Unfortunately, there's really not a good way to replicate that in D&D.  Part of the reason why this works is that heavy armor in TOR just gives you more protection against Wounds, with most hits simply dealing Endurance damage.  Your stance also determines how hard you are to hit; a lightly armored character in defensive stance can be pretty hard to touch most of the time, even if he is susceptible to a lucky hit. 

In D&D your AC is just your AC, and based on whether you're expected to be in melee combat it's usually assumed to be a certain value.  Case in point is Barbarians, who don't wear heavy armor, instead having a class feature that buffs up their AC roughly to parity.  Tweaking with armor can throw combat assumptions really out of whack.  It's also tougher to emulate Weary as presented in TOR; ignoring low rolls out of a dice pool still allows a lucky character to function at full effectiveness, whereas numeric penalties don't accomplish this.  Instead of simply being less likely to succeed, your ceiling actually drops.

Finally, the hardships of the journey simply isn't a major focus of D&D.  TOR has those mechanics because it's a huge theme in Tolkien's works.  A huge theme in D&D is looting.  Fatigue would work inconsistently in such a system by punishing it early on, making it trivial once you grab yourself a Bag of Holding, and punishing those classes who need to wear heavy armor in order to be effective.

That said, while the existing mechanics don't offer any obvious suggestion for a Fatigue system, I wouldn't mind an optional module being offered as part of an "advanced" exploration package.
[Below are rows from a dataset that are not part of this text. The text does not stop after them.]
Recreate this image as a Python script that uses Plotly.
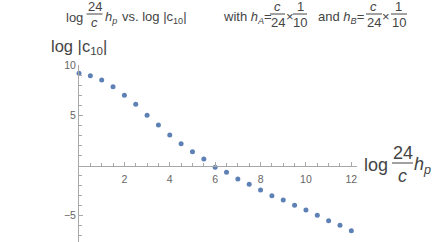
import plotly.graph_objects as go

# data
x_vals = [0, 0.5, 1, 1.5, 2, 2.5, 3, 3.5, 4, 4.5, 5, 5.5, 6, 6.5, 7, 7.5, 8, 8.5,
          9, 9.5, 10, 10.5, 11, 11.5, 12]
y_vals = [9.17, 8.94, 8.51, 7.84, 6.99, 6.09, 5.00, 4.03, 3.03, 2.17, 1.37, 0.65,
          -0.18, -0.68, -1.34, -1.87, -2.44, -3.00, -3.43, -3.96, -4.43, -4.96,
          -5.49, -5.95, -6.49]
x_major = [2, 4, 6, 8, 10, 12]
x_minor = [v / 2 for v in range(1, 25) if v % 4 != 0]
y_major = [-5, 5, 10]
y_minor = [v for v in range(-7, 11) if v not in (-5, 0, 5, 10)]

X_RANGE = [0, 12.25]
Y_RANGE = [-7.61, 10.0]

W, H = 436, 242
ML, MR, MT, MB = 79, 79, 65, 0
PW, PH = W - ML - MR, H - MT - MB

FONT = "Liberation Sans, Arial, sans-serif"
TXT = "#444444"
AX = "#a8a8a8"
TICK = "#666666"
DOT = "#5E81B5"


def px(x):
    return (x - ML) / PW


def py(y):
    return (H - MB - y) / PH


annotations = []
shapes = []


def ann(text, x, y, size, xanchor="left", color=TXT):
    annotations.append(dict(text=text, x=px(x), y=py(y), xref="paper", yref="paper",
                            xanchor=xanchor, yanchor="middle", showarrow=False,
                            font=dict(family=FONT, size=size, color=color)))


def frac(num, den, cx, x0, x1, ytop, ybot, yline, size):
    ann(num, cx, ytop, size, "center")
    ann(den, cx, ybot, size, "center")
    shapes.append(dict(type="line", xref="paper", yref="paper",
                       x0=px(x0), x1=px(x1), y0=py(yline), y1=py(yline),
                       line=dict(color=TXT, width=1)))


# title
TS = 13
ann("log", 64, 17, TS)
frac("24", "<i>c</i>", 94.5, 86.5, 102.5, 7, 23, 14, TS)
ann("<i>h</i><sub><i>p</i></sub>", 102.5, 17, TS)
ann("vs. log |c<sub>10</sub>|", 120, 17, TS)
ann("with <i>h</i><sub><i>A</i></sub>=", 221, 17, TS)
frac("<i>c</i>", "24", 277.5, 270, 285, 7, 23, 14, TS)
ann("×", 289.5, 16, TS, "center")
frac("1", "10", 300, 293, 307, 7, 23, 14, TS)
ann("and <i>h</i><sub><i>B</i></sub>=", 316, 17, TS)
frac("<i>c</i>", "24", 373.5, 366, 382, 7, 23, 14, TS)
ann("×", 385.5, 16, TS, "center")
frac("1", "10", 398.5, 391, 407, 7, 23, 14, TS)

# y-axis label
ann("log |c<sub>10</sub>|", 49, 47, 16.5)

# x-axis label
XS = 18
ann("log", 362, 165, XS)
frac("24", "<i>c</i>", 402.5, 392, 413, 153, 176, 163, XS)
ann("<i>h</i><sub><i>p</i></sub>", 412, 165, XS)

fig = go.Figure()
fig.add_trace(go.Scatter(x=x_vals, y=y_vals, mode="markers", cliponaxis=False,
                         marker=dict(color=DOT, size=5), showlegend=False,
                         hoverinfo="skip"))

x_pos = (0 - Y_RANGE[0]) / (Y_RANGE[1] - Y_RANGE[0])

fig.update_layout(
    width=W, height=H,
    margin=dict(l=ML, r=MR, t=MT, b=MB, autoexpand=False),
    paper_bgcolor="white", plot_bgcolor="white",
    showlegend=False,
    annotations=annotations,
    shapes=shapes,
    xaxis=dict(range=X_RANGE, anchor="free", position=x_pos, automargin=False,
               showgrid=False, zeroline=False, showline=True, linecolor=AX, linewidth=1,
               tickmode="array", tickvals=x_major, ticktext=[str(v) for v in x_major],
               ticks="inside", ticklen=4, tickcolor=AX, tickwidth=1,
               ticklabelstandoff=4,
               tickfont=dict(family=FONT, size=10.5, color=TICK),
               minor=dict(tickvals=x_minor, ticks="inside", ticklen=2.5,
                          tickcolor=AX, tickwidth=1, showgrid=False)),
    yaxis=dict(range=Y_RANGE, showgrid=False, zeroline=False, showline=True,
               automargin=False,
               linecolor=AX, linewidth=1,
               tickmode="array", tickvals=y_major,
               ticktext=["\u22125", "5", "10"],
               ticks="inside", ticklen=4, tickcolor=AX, tickwidth=1,
               tickfont=dict(family=FONT, size=10.5, color=TICK),
               minor=dict(tickvals=y_minor, ticks="inside", ticklen=2.5,
                          tickcolor=AX, tickwidth=1, showgrid=False)),
)

fig.write_html("out.html",
               config={"displayModeBar": False, "staticPlot": True},
               post_script="document.body.style.margin='0px';"
                           "document.body.style.overflow='hidden';")
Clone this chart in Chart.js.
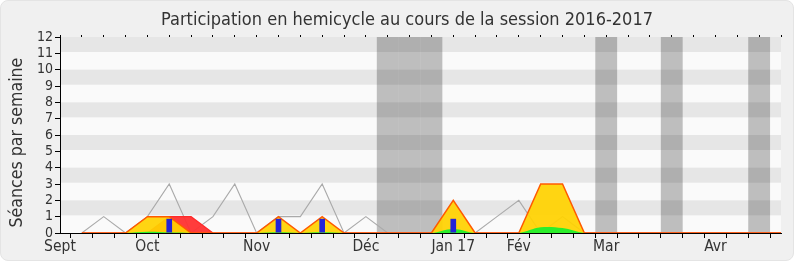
<!DOCTYPE html>
<html><head><meta charset="utf-8">
<script src="https://cdn.jsdelivr.net/npm/chart.js@4.4.1/dist/chart.umd.min.js"></script>
<style>
html,body{margin:0;padding:0;background:#fff;}
#wrap{position:relative;width:800px;height:267px;overflow:hidden;}
#panel{position:absolute;left:0;top:0;width:792px;height:259px;background:#f0f0f0;border:1px solid #e4e4e4;border-radius:8px;}
canvas{position:absolute;left:0;top:0;}
</style></head><body>
<div id="wrap"><div id="panel"></div><canvas id="c" width="800" height="267"></canvas></div>
<script>
// ---- data ----
const weekCount = 34;
const monthLabels = ["Sept","Oct","Nov","Déc","Jan 17","Fév","Mar","Avr"];
const monthWeeks  = [0, 4, 9, 14, 18, 21, 25, 30];
const yTicks = [0,1,2,3,4,5,6,7,8,9,10,11,12];
const medianLine    = [null,0,1,0,1,3,0,1,3,0,1,1,3,0,1,0,0,0,0,0,1,2,0,1,0,0,0,0,0,0,0,0,0,0];
const presences     = [null,0,0,0,1,1,0,0,0,0,1,0,1,0,0,0,0,0,2,0,0,0,3,3,0,0,0,0,0,0,0,0,0,0];
const commission    = [null,0,0,0,0,1,1,0,0,0,0,0,0,0,0,0,0,0,0,0,0,0,0,0,0,0,0,0,0,0,0,0,0,0];
const participations= [null,0,0,0,0.08,0.04,0,0,0,0,0.04,0,0.04,0,0,0,0,0,0.25,0,0,0,0.35,0.3,0,0,0,0,0,0,0,0,0,0];
const questions     = [null,null,null,null,null,0.87,null,null,null,null,0.87,null,0.87,null,null,null,null,null,0.87,null,null,null,null,null,null,null,null,null,null,null,null,null,null,null];
const vacationWeeks = [15,16,17,25,28,32];
const vacationHeight = 12;

// ---- derived ----
const weekLabels = Array.from({length: weekCount}, (_, i) => {
  const j = monthWeeks.indexOf(i); return j >= 0 ? monthLabels[j] : "";
});
const vacationData = weekLabels.map((_, i) => vacationWeeks.includes(i) ? vacationHeight : null);

// font detection: prefer condensed DejaVu if installed
const probe = document.createElement('canvas').getContext('2d');
probe.font = "20px monospace"; const wMono = probe.measureText("abcdefghijklm").width;
probe.font = "20px 'DejaVu Sans Condensed', monospace"; const wCond = probe.measureText("abcdefghijklm").width;
const hasCond = Math.abs(wMono - wCond) > 0.5;
const fam = hasCond ? "'DejaVu Sans Condensed', 'DejaVu Sans', sans-serif" : "'DejaVu Sans', sans-serif";
const fs = hasCond ? {title: 18, x: 15.5, y: 14, yTitle: 17.6} : {title: 16.2, x: 14, y: 14, yTitle: 15.5};

Chart.defaults.font.family = fam;
Chart.defaults.color = '#333';

const plotBg = {
  id: 'plotBg',
  beforeDraw(chart) {
    const {ctx, chartArea: a, scales: {y}} = chart;
    ctx.save();
    ctx.fillStyle = '#FAFAFA';
    ctx.fillRect(a.left, a.top, a.right - a.left, a.bottom - a.top);
    ctx.fillStyle = '#E6E6E6';
    for (let v = 1; v < 12; v += 2) {
      const t = y.getPixelForValue(v + 1), b = y.getPixelForValue(v + 0.08);
      ctx.fillRect(a.left, t, a.right - a.left, b - t);
    }
    ctx.restore();
  }
};

new Chart(document.getElementById('c'), {
  data: {
    labels: weekLabels,
    datasets: [
      {type:'bar', label:'Questions orales', data: questions, backgroundColor:'#2424D8', barPercentage:0.26, categoryPercentage:1, grouped:false, order:0},
      {type:'line', label:'Interventions', data: participations, borderColor:'rgba(0,0,0,0)', borderWidth:0, backgroundColor:'#2BEE2B', fill:'origin', pointRadius:0, tension:0.35, order:1},
      {type:'line', label:'Présences', data: presences, borderColor:'#FF5A00', borderWidth:1.5, backgroundColor:'rgba(255,210,0,0.93)', fill:'origin', pointRadius:0, tension:0, order:2},
      {type:'line', label:'Commission', data: commission, borderColor:'#FF2A2A', borderWidth:1.2, backgroundColor:'rgba(255,50,50,0.95)', fill:'origin', pointRadius:0, tension:0, order:3},
      {type:'line', label:'Médiane', data: medianLine, borderColor:'#AAAAAA', borderWidth:1.1, fill:false, pointRadius:0, tension:0, order:4},
      {type:'bar', label:'Vacances', data: vacationData, backgroundColor:'rgba(0,0,0,0.24)', barPercentage:1, categoryPercentage:1, grouped:false, inflateAmount:0, order:5}
    ]
  },
  options: {
    responsive: false,
    animation: false,
    layout: {padding: {left: 33, right: 19, top: 0, bottom: 12}},
    plugins: {
      legend: {display: false},
      tooltip: {enabled: false},
      title: {display: true, text: 'Participation en hemicycle au cours de la session 2016-2017',
        font: {size: fs.title, weight: 'normal'}, color: '#333', padding: {top: 10, bottom: 5.4}}
    },
    scales: {
      x: {
        type: 'category', offset: false,
        grid: {display: true, drawOnChartArea: false, drawTicks: true, tickLength: 5, color: '#000'},
        border: {display: true, color: '#000'},
        ticks: {autoSkip: false, maxRotation: 0, padding: 0, color: '#333', font: {size: fs.x}},
        afterFit(s) { s.height = 22; }
      },
      xTop: {
        type: 'category', position: 'top', offset: false,
        grid: {display: true, drawOnChartArea: false, tickLength: 2, color: '#000'},
        border: {display: false},
        ticks: {display: false},
        afterFit(s) { s.height = 0; }
      },
      y: {
        min: 0, max: 12,
        afterBuildTicks(s) { s.ticks = yTicks.map(v => ({value: v})); },
        ticks: {autoSkip: false, stepSize: 1, padding: 2, color: '#333', font: {size: fs.y}},
        grid: {drawOnChartArea: false, tickLength: 5, color: '#000'},
        border: {color: '#000'},
        title: {display: true, text: 'Séances par semaine   ', color: '#333', font: {size: fs.yTitle}, padding: {top: -26, bottom: 0}},
        afterFit(s) { s.width = 27; }
      }
    }
  },
  plugins: [plotBg]
});
</script>
</body></html>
Despite these rules lacking my favorite feature from TOR, I do really like them.  One thing they do better than TOR is emphasize navigation in a more structured way.  The d4 roll is a simple and effective way of adjudicating how lost a party gets, and the tradeoffs of the different Travel Paces give the players a lot to consider.  Though I usually don't bother in my games, tracking Rations would be desirable to generate enough pressure to temp players into choosing faster paces.  Encounters that deplete rations (They got spoiled in a swamp!  Raccoons rifled through your packs at night!) likewise have more of an impact, perhaps being enough to completely change the goals of the PCs.  Even without Rations though, Wandering Monsters might be enough of an impetus to travel quickly, especially in dangerous areas.  The more quickly you cover a given distance, the fewer encounters you'll generate.

The granularity in the time scale is a nice touch, and feels like a logical expansion of the 6 second combat turn.  It provides enough structure for long-distance exploration to provide meaningful choice without being too stifling.  It's tough to wing it for things like travel pace, and usually my players will say something to the effect of "I'm going as fast as I reasonably can while still doing X."  Great, but without a baseline I'm forced to improvise, and the players usually try to tweak their wording to get more of a benefit or eliminate tradeoffs.  I think these exploration rules hit the sweet spot in codifying that baseline enough to generate predictable results and provide meaningful choices, all without being too crunchy to become unwieldy or to stifle flexibility. 

Finally, the very existence of these rules - the fact that space was dedicated to exploration - is a signal to players that it won't be a waste to invest in it, and more importantly gets them thinking about it ahead of time.  On the other side of the screen, because they're there, written down, DMs might be more likely to put some focus on exploration.  Sometimes "it takes you 3 days to get there" just isn't very satisfying.